Make an exact copy of all the material below, apart from the pictures.

>>>>

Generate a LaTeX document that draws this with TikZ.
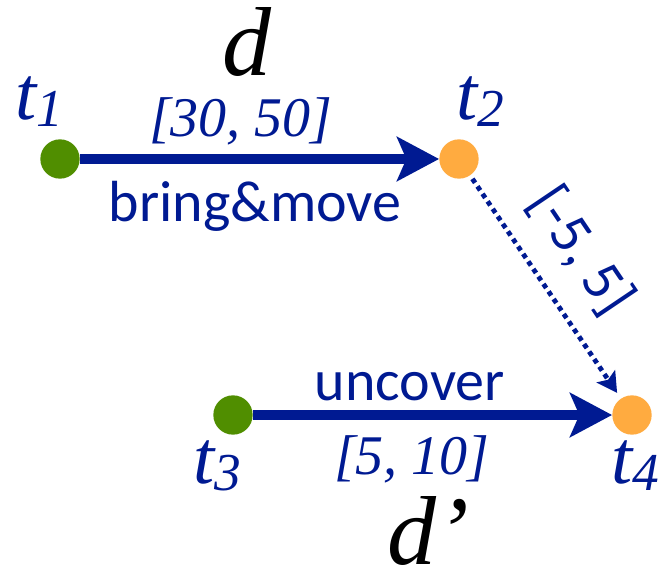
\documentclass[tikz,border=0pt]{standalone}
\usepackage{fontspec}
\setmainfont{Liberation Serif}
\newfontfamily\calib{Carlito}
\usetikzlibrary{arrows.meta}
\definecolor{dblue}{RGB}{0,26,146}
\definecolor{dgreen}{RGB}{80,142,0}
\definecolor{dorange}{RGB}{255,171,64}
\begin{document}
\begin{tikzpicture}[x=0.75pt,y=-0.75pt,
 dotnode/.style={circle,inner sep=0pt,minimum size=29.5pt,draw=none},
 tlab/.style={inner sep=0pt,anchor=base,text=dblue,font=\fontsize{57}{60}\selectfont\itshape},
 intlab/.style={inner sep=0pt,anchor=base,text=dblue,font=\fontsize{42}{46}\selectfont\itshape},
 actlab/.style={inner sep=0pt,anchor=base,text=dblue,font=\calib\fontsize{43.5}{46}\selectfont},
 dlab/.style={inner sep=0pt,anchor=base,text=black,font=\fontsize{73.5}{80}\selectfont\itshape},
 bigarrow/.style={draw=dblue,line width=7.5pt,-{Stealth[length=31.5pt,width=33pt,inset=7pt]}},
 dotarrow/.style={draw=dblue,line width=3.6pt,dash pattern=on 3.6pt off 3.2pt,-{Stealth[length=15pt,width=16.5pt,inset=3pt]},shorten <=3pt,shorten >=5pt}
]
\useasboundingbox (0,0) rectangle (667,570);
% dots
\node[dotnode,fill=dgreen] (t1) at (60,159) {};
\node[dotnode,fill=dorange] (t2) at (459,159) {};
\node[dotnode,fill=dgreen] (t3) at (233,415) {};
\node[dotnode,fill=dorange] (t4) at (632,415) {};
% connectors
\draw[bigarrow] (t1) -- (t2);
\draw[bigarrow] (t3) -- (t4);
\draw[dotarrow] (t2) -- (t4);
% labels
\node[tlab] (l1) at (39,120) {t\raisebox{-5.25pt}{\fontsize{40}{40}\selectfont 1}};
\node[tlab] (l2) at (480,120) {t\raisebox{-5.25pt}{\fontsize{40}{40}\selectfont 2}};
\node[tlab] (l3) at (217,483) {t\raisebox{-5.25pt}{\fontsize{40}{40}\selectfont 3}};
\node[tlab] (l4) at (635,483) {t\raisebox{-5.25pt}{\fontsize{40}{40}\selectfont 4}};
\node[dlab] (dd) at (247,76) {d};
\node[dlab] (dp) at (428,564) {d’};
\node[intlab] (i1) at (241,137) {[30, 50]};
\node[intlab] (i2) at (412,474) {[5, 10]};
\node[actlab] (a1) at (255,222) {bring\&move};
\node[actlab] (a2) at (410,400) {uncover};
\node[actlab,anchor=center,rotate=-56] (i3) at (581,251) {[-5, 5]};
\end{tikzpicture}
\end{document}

<<<<

[ANSWER FOR THIS EXERCISE]:
Generate a LaTeX document that draws this with TikZ.
\documentclass[tikz,border=0pt]{standalone}
\usepackage{fontspec}
\setmainfont{Liberation Serif}
\newfontfamily\calib{Carlito}
\usetikzlibrary{arrows.meta}
\definecolor{dblue}{RGB}{0,26,146}
\definecolor{dgreen}{RGB}{80,142,0}
\definecolor{dorange}{RGB}{255,171,64}
\begin{document}
\begin{tikzpicture}[x=0.75pt,y=-0.75pt,
 dotnode/.style={circle,inner sep=0pt,minimum size=29.5pt,draw=none},
 tlab/.style={inner sep=0pt,anchor=base,text=dblue,font=\fontsize{57}{60}\selectfont\itshape},
 intlab/.style={inner sep=0pt,anchor=base,text=dblue,font=\fontsize{42}{46}\selectfont\itshape},
 actlab/.style={inner sep=0pt,anchor=base,text=dblue,font=\calib\fontsize{43.5}{46}\selectfont},
 dlab/.style={inner sep=0pt,anchor=base,text=black,font=\fontsize{73.5}{80}\selectfont\itshape},
 bigarrow/.style={draw=dblue,line width=7.5pt,-{Stealth[length=31.5pt,width=33pt,inset=7pt]}},
 dotarrow/.style={draw=dblue,line width=3.6pt,dash pattern=on 3.6pt off 3.2pt,-{Stealth[length=15pt,width=16.5pt,inset=3pt]},shorten <=3pt,shorten >=5pt}
]
\useasboundingbox (0,0) rectangle (667,570);
% dots
\node[dotnode,fill=dgreen] (t1) at (60,159) {};
\node[dotnode,fill=dorange] (t2) at (459,159) {};
\node[dotnode,fill=dgreen] (t3) at (233,415) {};
\node[dotnode,fill=dorange] (t4) at (632,415) {};
% connectors
\draw[bigarrow] (t1) -- (t2);
\draw[bigarrow] (t3) -- (t4);
\draw[dotarrow] (t2) -- (t4);
% labels
\node[tlab] (l1) at (39,120) {t\raisebox{-5.25pt}{\fontsize{40}{40}\selectfont 1}};
\node[tlab] (l2) at (480,120) {t\raisebox{-5.25pt}{\fontsize{40}{40}\selectfont 2}};
\node[tlab] (l3) at (217,483) {t\raisebox{-5.25pt}{\fontsize{40}{40}\selectfont 3}};
\node[tlab] (l4) at (635,483) {t\raisebox{-5.25pt}{\fontsize{40}{40}\selectfont 4}};
\node[dlab] (dd) at (247,76) {d};
\node[dlab] (dp) at (428,564) {d’};
\node[intlab] (i1) at (241,137) {[30, 50]};
\node[intlab] (i2) at (412,474) {[5, 10]};
\node[actlab] (a1) at (255,222) {bring\&move};
\node[actlab] (a2) at (410,400) {uncover};
\node[actlab,anchor=center,rotate=-56] (i3) at (581,251) {[-5, 5]};
\end{tikzpicture}
\end{document}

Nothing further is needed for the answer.